─── Information shown ───

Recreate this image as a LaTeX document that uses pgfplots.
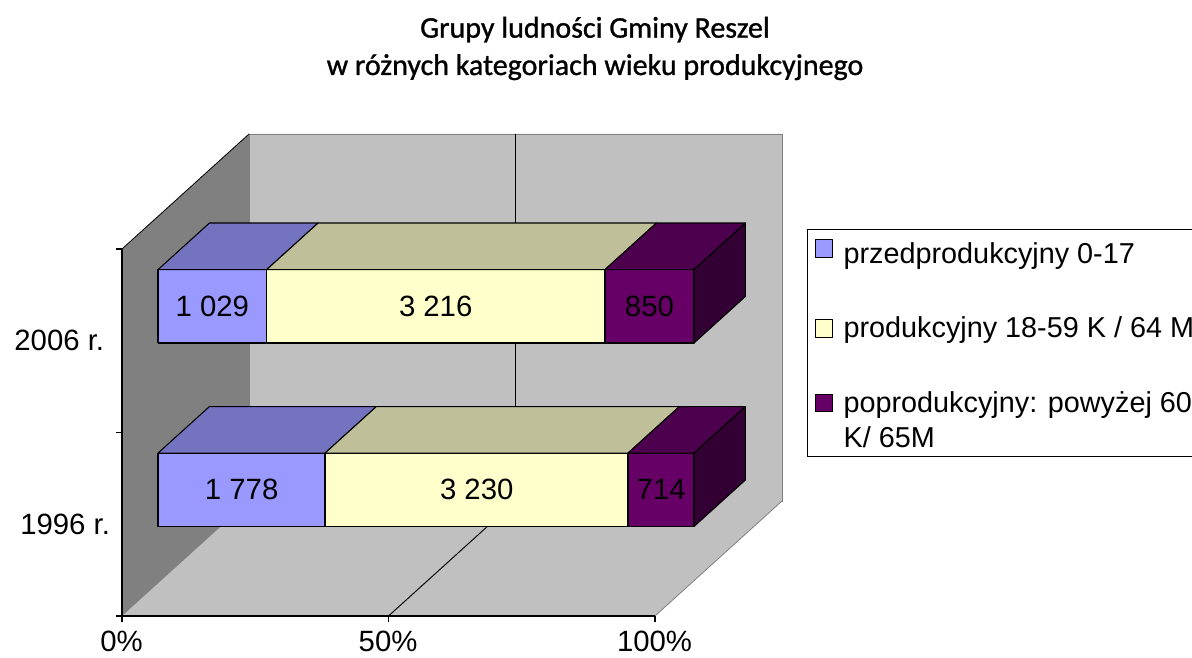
\documentclass[border=0pt]{standalone}
\usepackage{fontspec}
\setmainfont{Liberation Sans}
\newfontfamily\titlefont[FakeBold=1.0]{Carlito}
\usepackage{pgfplots}
\pgfplotsset{compat=1.18}
\definecolor{cBlue}{HTML}{9999FF}\definecolor{cBlueT}{HTML}{7373BF}
\definecolor{cYel}{HTML}{FFFFCC}\definecolor{cYelT}{HTML}{BFBF99}
\definecolor{cPur}{HTML}{660066}\definecolor{cPurT}{HTML}{4D004D}\definecolor{cPurS}{HTML}{330033}
\definecolor{cWall}{HTML}{C0C0C0}\definecolor{cSide}{HTML}{808080}
% one stacked segment: #1 options of the front face, #2 top colour, x0, x1, z0, z1
\newcommand{\seg}[6]{%
  \addplot3[face,#1] coordinates {(#3,28.35,#5)(#4,28.35,#5)(#4,28.35,#6)(#3,28.35,#6)(#3,28.35,#5)};
  \addplot3[face,forget plot,fill=#2] coordinates {(#3,28.35,#6)(#4,28.35,#6)(#4,68.85,#6)(#3,68.85,#6)(#3,28.35,#6)};
}
\begin{document}
\begin{tikzpicture}
\path[use as bounding box] (0,0) rectangle (894pt,492.75pt);
\begin{axis}[
  at={(91.5pt,30.75pt)},anchor=origin,
  x={(3.9975pt,0pt)},y={(0.9525pt,0.8625pt)},z={(0pt,137.625pt)},
  xmin=0,xmax=100,ymin=0,ymax=100,zmin=0,zmax=2,
  clip=false,axis on top,
  axis lines=left,axis line style={-,black,line width=0.8pt},
  y axis line style={draw=none},
  xtick={0,50,100},xticklabels={0\%,50\%,100\%},
  ytick=\empty,ztick={0,1,2},zticklabels={,,},
  tick align=outside,major tick length=3.5pt,
  tick style={draw=none},
  every tick label/.append style={font=\fontsize{22}{26}\selectfont},
  xticklabel style={inner sep=0pt,xshift=5.8pt,yshift=-9pt},
  legend style={at={(rel axis cs:1.285,0,1.0545)},anchor=north west,
    draw=black,line width=0.8pt,font=\fontsize{21.6}{26.5}\selectfont,
    cells={anchor=north west,align=left},row sep=34.5pt,column sep=6pt,
    inner xsep=5.5pt,inner ysep=3.25pt},
  legend image code/.code={\draw[#1,line width=0.6pt] (0pt,-17.5pt) rectangle (13pt,-4.5pt);},
  face/.style={draw=black,line width=0.8pt,line join=round},
  wall/.style={forget plot,draw=none},
]
% walls and floor
\addplot3[wall,fill=cWall,draw=cSide,line width=0.6pt] coordinates {(0,100,0)(100,100,0)(100,100,2)(0,100,2)(0,100,0)};
\addplot3[wall,fill=cWall] coordinates {(0,0,0)(100,0,0)(100,100,0)(0,100,0)(0,0,0)};
\addplot3[wall,fill=cSide] coordinates {(0,0,0)(0,100,0)(0,100,2)(0,0,2)(0,0,0)};
\addplot3[forget plot,draw=cSide,line width=0.6pt] coordinates {(100,0,0)(100,100,0)};
\addplot3[forget plot,draw=black,line width=0.6pt] coordinates {(0,0,2)(0,100,2)};
% tick marks on the front plane
\addplot3[forget plot,draw=black,line width=0.8pt] coordinates {(0,0,0)(0,0,-0.03)};
\addplot3[forget plot,draw=black,line width=0.8pt] coordinates {(50,0,0)(50,0,-0.03)};
\addplot3[forget plot,draw=black,line width=0.8pt] coordinates {(100,0,0)(100,0,-0.03)};
\addplot3[forget plot,draw=black,line width=0.8pt] coordinates {(0,0,0)(-1.1,0,0)};
\addplot3[forget plot,draw=black,line width=0.8pt] coordinates {(0,0,1)(-1.1,0,1)};
\addplot3[forget plot,draw=black,line width=0.8pt] coordinates {(0,0,2)(-1.1,0,2)};
% gridline at 50%
\addplot3[forget plot,draw=black,line width=0.7pt] coordinates {(50,0,0)(50,100,0)(50,100,2)};
% 2006
\seg{forget plot,fill=cBlue}{cBlueT}{0}{20.39}{1.31}{1.71}
\seg{forget plot,fill=cYel}{cYelT}{20.39}{83.86}{1.31}{1.71}
\seg{forget plot,fill=cPur}{cPurT}{83.86}{100.56}{1.31}{1.71}
\addplot3[face,forget plot,fill=cPurS] coordinates {(100.56,28.35,1.31)(100.56,68.85,1.31)(100.56,68.85,1.71)(100.56,28.35,1.71)(100.56,28.35,1.31)};
% 1996
\seg{fill=cBlue}{cBlueT}{0}{31.33}{0.31}{0.71}
\seg{fill=cYel}{cYelT}{31.33}{88.18}{0.31}{0.71}
\seg{fill=cPur}{cPurT}{88.18}{100.56}{0.31}{0.71}
\addplot3[face,forget plot,fill=cPurS] coordinates {(100.56,28.35,0.31)(100.56,68.85,0.31)(100.56,68.85,0.71)(100.56,28.35,0.71)(100.56,28.35,0.31)};
\legend{{\rule{0pt}{19.5pt}przedprodukcyjny 0-17},produkcyjny 18-59 K / 64 M,{poprodukcyjny: powyżej 60\\K/ 65M}}
\begin{scope}[every node/.style={font=\fontsize{22}{26}\selectfont,inner sep=0pt}]
\node at (axis cs:10.2,28.35,1.51) {1 029};
\node at (axis cs:52.1,28.35,1.51) {3 216};
\node at (axis cs:92.2,28.35,1.51) {850};
\node at (axis cs:15.7,28.35,0.51) {1 778};
\node at (axis cs:59.8,28.35,0.51) {3 230};
\node at (axis cs:94.4,28.35,0.51) {714};
\node[anchor=east] at (axis cs:-3.3,0,1.5) {2006 r.};
\node[anchor=east] at (axis cs:-2.2,0,0.5) {1996 r.};
\end{scope}
\end{axis}
\node[font=\titlefont\fontsize{22.5}{28}\selectfont,align=center,anchor=base] at (446.25pt,436.5pt) {Grupy ludności Gminy Reszel\\w różnych kategoriach wieku produkcyjnego};
\end{tikzpicture}
\end{document}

───

▶ [Prompt]:
All lines above containing the string "image" are to be collected.

▶ [Solution to this task]:
Recreate this image as a LaTeX document that uses pgfplots.
  legend image code/.code={\draw[#1,line width=0.6pt] (0pt,-17.5pt) rectangle (13pt,-4.5pt);},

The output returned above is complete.